— Exercise —
From the very first line of the data to the line containing "k_ratio = [120, 30, 10, 5, 2, 1]", retype everything exactly, leaving the pictures behind.

— Supplied material —
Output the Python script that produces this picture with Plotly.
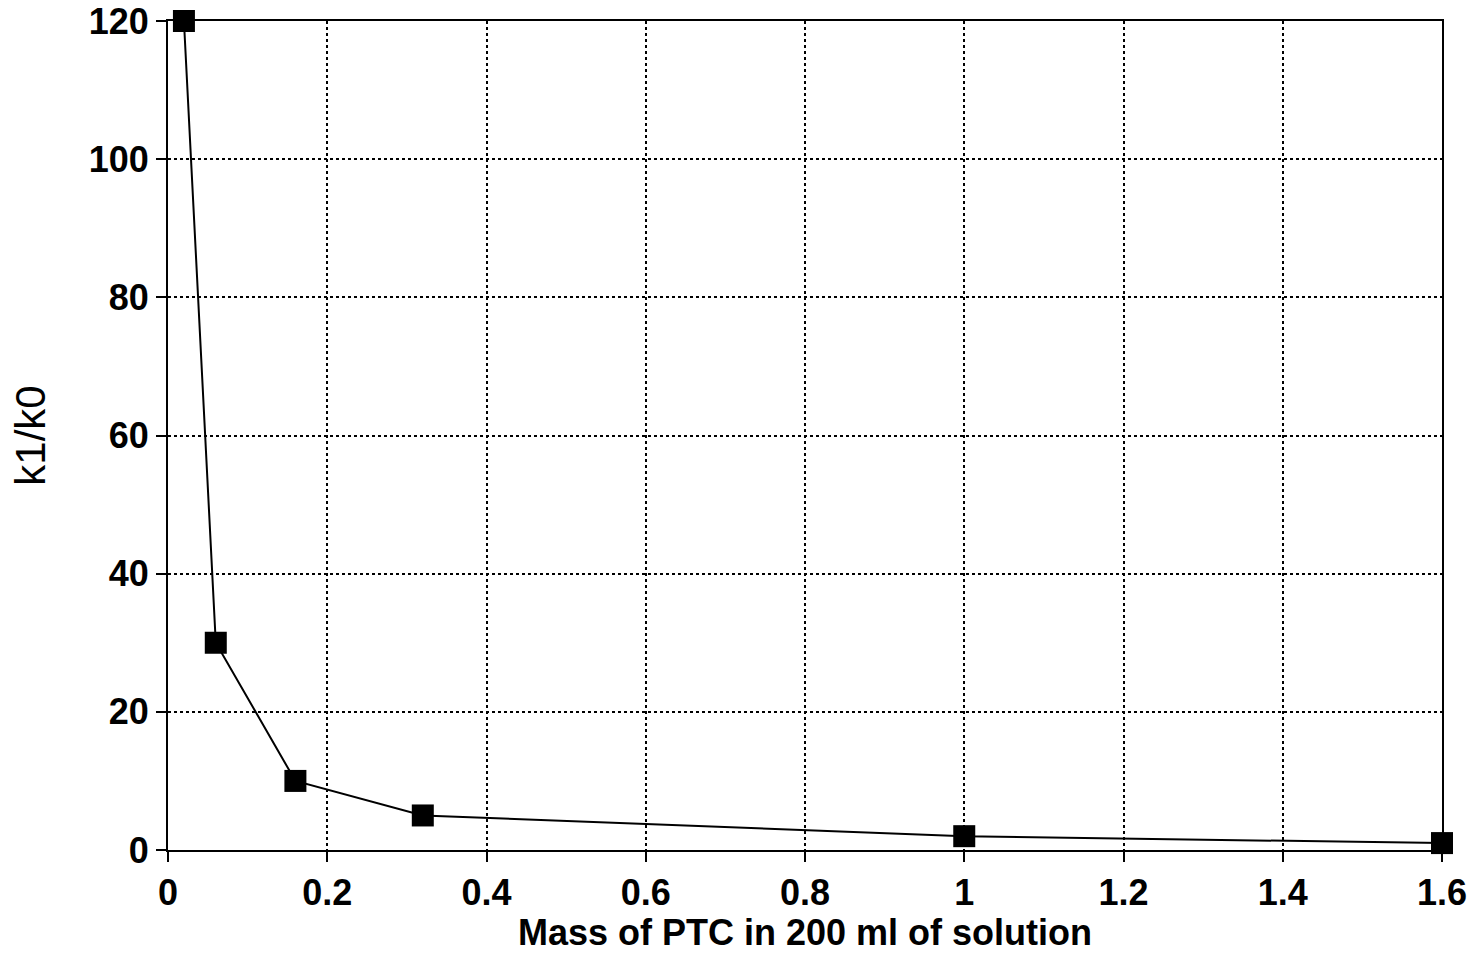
import plotly.graph_objects as go

# PTC mass (g in 200 ml) and the rate-constant ratio k1/k0
ptc_mass = [0.02, 0.06, 0.16, 0.32, 1.0, 1.6]
k_ratio = [120, 30, 10, 5, 2, 1]

x_ticks = [0, 0.2, 0.4, 0.6, 0.8, 1, 1.2, 1.4, 1.6]
x_tick_text = ["0", "0.2", "0.4", "0.6", "0.8", "1", "1.2", "1.4", "1.6"]
y_ticks = [0, 20, 40, 60, 80, 100, 120]

fig = go.Figure()
fig.add_trace(go.Scatter(
    x=ptc_mass, y=k_ratio, mode="lines+markers",
    line=dict(color="black", width=2),
    marker=dict(symbol="square", size=22, color="black"),
    cliponaxis=False, showlegend=False,
))

axis_font = dict(family="Liberation Sans, Arial, sans-serif", size=36,
                 color="black", weight="bold")
ytitle_font = dict(family="Liberation Sans, Arial, sans-serif", size=42,
                   color="black", weight="normal")
fig.update_layout(
    width=1480, height=953,
    margin=dict(l=168, r=38, t=21, b=103),
    paper_bgcolor="white", plot_bgcolor="white",
    font=axis_font,
)
fig.update_xaxes(
    range=[0, 1.6], tickvals=x_ticks, ticktext=x_tick_text,
    showgrid=True, gridcolor="black", griddash="dot", gridwidth=1.5,
    showline=True, linecolor="black", linewidth=2, mirror=True,
    ticks="outside", ticklen=10, tickwidth=2, tickcolor="black",
    zeroline=False, tickfont=axis_font, automargin=False,
    title=dict(text="Mass of PTC in 200 ml of solution", font=axis_font, standoff=6),
)
fig.update_yaxes(
    range=[0, 120], tickvals=y_ticks,
    showgrid=True, gridcolor="black", griddash="dot", gridwidth=1.5,
    showline=True, linecolor="black", linewidth=2, mirror=True,
    ticks="outside", ticklen=10, tickwidth=2, tickcolor="black",
    zeroline=False, tickfont=axis_font, automargin=False,
    title=dict(text="k1/k0", font=ytitle_font, standoff=30),
)

fig.write_html("out.html")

— Solved problem —
Output the Python script that produces this picture with Plotly.
import plotly.graph_objects as go

# PTC mass (g in 200 ml) and the rate-constant ratio k1/k0
ptc_mass = [0.02, 0.06, 0.16, 0.32, 1.0, 1.6]
k_ratio = [120, 30, 10, 5, 2, 1]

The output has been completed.